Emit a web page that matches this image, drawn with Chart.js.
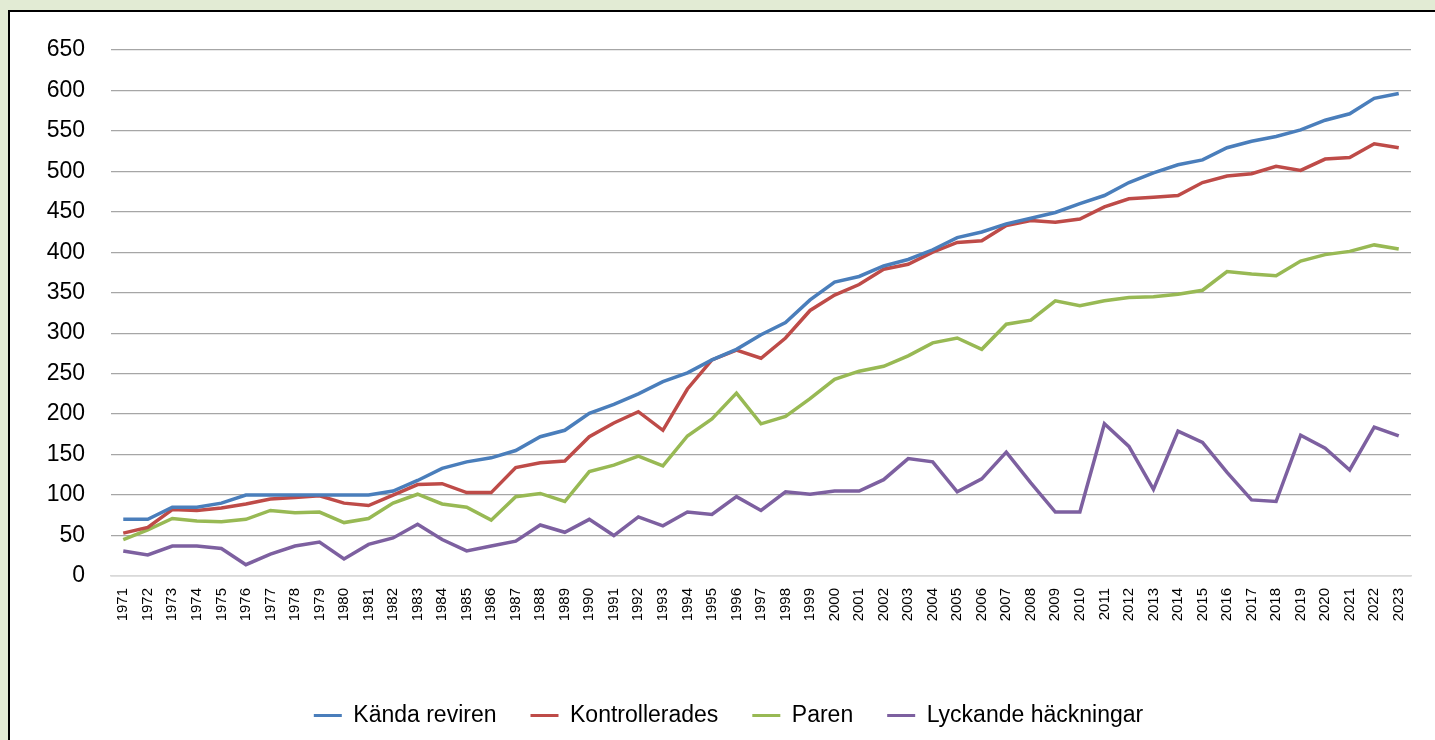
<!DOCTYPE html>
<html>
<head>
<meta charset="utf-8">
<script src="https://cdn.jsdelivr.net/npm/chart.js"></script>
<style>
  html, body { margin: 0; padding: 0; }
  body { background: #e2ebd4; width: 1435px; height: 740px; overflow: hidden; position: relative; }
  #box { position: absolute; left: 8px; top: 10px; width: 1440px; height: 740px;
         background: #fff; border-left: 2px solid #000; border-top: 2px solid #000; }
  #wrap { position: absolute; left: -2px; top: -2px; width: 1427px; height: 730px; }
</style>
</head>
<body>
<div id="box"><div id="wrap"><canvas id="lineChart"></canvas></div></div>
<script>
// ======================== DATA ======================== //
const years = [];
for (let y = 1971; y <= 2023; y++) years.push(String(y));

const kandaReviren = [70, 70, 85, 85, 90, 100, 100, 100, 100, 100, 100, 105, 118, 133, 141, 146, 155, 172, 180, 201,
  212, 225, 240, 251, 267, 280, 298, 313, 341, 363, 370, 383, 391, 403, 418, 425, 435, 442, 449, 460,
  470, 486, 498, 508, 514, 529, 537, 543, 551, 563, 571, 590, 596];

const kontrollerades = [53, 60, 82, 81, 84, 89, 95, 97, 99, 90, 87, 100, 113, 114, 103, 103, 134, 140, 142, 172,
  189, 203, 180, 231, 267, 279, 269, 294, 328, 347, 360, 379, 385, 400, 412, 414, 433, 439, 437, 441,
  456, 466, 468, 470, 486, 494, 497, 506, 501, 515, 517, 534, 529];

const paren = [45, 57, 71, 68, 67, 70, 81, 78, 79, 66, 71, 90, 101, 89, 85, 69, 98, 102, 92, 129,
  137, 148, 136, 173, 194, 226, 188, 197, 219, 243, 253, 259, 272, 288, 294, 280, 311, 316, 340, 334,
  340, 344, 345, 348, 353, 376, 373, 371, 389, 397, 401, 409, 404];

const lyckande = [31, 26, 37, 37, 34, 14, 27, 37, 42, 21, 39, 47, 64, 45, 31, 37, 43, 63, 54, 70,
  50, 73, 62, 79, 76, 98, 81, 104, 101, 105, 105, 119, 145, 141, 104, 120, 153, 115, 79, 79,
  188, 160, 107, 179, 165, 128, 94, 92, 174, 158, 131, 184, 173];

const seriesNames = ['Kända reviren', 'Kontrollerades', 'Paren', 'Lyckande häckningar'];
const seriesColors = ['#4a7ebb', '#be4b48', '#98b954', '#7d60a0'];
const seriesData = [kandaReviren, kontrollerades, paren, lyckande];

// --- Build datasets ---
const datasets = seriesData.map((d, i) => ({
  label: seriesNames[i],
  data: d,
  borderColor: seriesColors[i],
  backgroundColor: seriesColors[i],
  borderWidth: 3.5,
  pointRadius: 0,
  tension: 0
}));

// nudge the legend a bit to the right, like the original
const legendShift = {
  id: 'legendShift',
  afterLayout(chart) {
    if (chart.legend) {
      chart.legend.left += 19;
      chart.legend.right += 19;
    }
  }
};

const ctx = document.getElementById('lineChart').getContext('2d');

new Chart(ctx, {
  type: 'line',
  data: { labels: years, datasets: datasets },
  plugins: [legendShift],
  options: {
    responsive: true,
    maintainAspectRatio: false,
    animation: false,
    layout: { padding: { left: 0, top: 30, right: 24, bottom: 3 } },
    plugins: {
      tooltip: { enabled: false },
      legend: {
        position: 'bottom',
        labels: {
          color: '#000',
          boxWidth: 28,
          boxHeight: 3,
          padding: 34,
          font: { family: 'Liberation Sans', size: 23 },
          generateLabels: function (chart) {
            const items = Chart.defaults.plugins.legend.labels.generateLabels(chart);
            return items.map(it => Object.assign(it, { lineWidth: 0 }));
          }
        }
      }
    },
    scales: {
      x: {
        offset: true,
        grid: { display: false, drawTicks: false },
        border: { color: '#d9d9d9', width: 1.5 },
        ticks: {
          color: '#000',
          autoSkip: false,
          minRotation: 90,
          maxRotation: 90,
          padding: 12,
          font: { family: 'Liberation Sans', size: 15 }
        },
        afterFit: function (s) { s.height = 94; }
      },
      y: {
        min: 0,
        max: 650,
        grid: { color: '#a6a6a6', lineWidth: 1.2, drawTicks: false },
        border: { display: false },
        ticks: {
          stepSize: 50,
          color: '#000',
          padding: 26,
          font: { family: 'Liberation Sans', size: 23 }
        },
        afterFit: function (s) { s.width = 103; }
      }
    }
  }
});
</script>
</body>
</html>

--

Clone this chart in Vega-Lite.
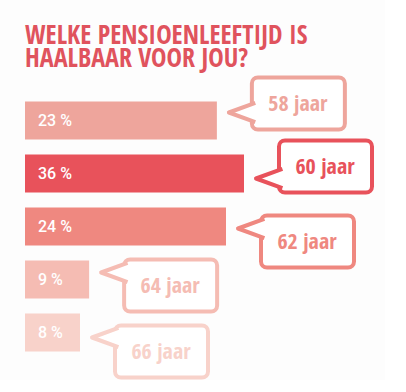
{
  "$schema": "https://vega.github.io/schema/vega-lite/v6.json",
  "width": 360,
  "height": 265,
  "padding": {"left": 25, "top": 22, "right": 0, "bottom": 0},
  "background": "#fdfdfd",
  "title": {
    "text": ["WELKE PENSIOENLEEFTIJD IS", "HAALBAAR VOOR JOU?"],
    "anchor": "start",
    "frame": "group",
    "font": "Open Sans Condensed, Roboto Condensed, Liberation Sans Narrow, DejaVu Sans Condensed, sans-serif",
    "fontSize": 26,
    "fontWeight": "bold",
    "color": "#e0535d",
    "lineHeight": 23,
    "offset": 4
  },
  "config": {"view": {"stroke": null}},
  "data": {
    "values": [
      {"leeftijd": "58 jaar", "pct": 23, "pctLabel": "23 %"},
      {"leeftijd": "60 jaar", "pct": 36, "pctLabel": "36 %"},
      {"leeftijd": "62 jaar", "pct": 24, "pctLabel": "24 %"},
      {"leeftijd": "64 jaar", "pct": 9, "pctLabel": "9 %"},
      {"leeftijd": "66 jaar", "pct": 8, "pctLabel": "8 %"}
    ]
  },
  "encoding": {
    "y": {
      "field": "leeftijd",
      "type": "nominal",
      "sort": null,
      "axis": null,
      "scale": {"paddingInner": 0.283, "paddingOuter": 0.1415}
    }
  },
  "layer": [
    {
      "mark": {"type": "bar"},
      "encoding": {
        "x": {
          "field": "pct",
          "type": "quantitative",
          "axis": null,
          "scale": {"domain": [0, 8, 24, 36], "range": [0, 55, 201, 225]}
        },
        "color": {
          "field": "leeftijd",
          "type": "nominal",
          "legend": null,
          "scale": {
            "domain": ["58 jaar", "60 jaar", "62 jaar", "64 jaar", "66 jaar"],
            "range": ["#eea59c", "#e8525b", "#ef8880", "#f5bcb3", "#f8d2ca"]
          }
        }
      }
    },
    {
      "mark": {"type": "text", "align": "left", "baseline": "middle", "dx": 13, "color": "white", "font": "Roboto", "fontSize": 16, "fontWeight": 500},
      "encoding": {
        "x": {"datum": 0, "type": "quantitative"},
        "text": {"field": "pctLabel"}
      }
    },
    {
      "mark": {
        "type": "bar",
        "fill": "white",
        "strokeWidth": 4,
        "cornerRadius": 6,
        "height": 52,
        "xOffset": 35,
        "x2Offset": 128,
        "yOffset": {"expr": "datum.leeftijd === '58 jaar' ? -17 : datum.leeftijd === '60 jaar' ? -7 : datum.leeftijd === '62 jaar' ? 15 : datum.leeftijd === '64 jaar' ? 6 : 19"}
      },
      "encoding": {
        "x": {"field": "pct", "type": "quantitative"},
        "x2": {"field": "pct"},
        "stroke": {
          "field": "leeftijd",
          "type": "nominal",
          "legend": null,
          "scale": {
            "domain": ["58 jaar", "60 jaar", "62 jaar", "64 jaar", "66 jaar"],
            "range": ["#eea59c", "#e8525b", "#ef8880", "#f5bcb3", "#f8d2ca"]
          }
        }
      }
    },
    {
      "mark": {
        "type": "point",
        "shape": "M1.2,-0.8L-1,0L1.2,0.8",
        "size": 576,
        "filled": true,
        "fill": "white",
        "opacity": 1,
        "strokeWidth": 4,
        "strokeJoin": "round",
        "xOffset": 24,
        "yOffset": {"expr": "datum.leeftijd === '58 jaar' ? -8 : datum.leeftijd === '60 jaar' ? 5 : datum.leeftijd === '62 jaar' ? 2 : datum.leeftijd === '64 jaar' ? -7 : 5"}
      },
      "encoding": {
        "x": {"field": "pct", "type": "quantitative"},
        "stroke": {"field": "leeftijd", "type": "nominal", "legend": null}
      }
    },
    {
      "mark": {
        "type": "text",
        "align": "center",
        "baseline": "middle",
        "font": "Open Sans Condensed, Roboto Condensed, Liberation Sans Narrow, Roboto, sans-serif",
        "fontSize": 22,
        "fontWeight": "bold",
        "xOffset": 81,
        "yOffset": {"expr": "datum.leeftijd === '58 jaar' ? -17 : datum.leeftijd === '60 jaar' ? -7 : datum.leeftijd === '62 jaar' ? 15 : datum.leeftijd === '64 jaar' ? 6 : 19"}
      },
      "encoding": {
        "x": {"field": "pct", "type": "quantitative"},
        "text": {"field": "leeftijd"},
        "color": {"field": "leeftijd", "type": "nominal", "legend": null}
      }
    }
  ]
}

> **Exercise objective**:
Using the data above, extract exactly the lines from the one containing "Emit a web page" through the one containing "for (let y = 1971;". Pictures are left out.

> **Full solution**:
Emit a web page that matches this image, drawn with Chart.js.
<!DOCTYPE html>
<html>
<head>
<meta charset="utf-8">
<script src="https://cdn.jsdelivr.net/npm/chart.js"></script>
<style>
  html, body { margin: 0; padding: 0; }
  body { background: #e2ebd4; width: 1435px; height: 740px; overflow: hidden; position: relative; }
  #box { position: absolute; left: 8px; top: 10px; width: 1440px; height: 740px;
         background: #fff; border-left: 2px solid #000; border-top: 2px solid #000; }
  #wrap { position: absolute; left: -2px; top: -2px; width: 1427px; height: 730px; }
</style>
</head>
<body>
<div id="box"><div id="wrap"><canvas id="lineChart"></canvas></div></div>
<script>
// ======================== DATA ======================== //
const years = [];
for (let y = 1971; y <= 2023; y++) years.push(String(y));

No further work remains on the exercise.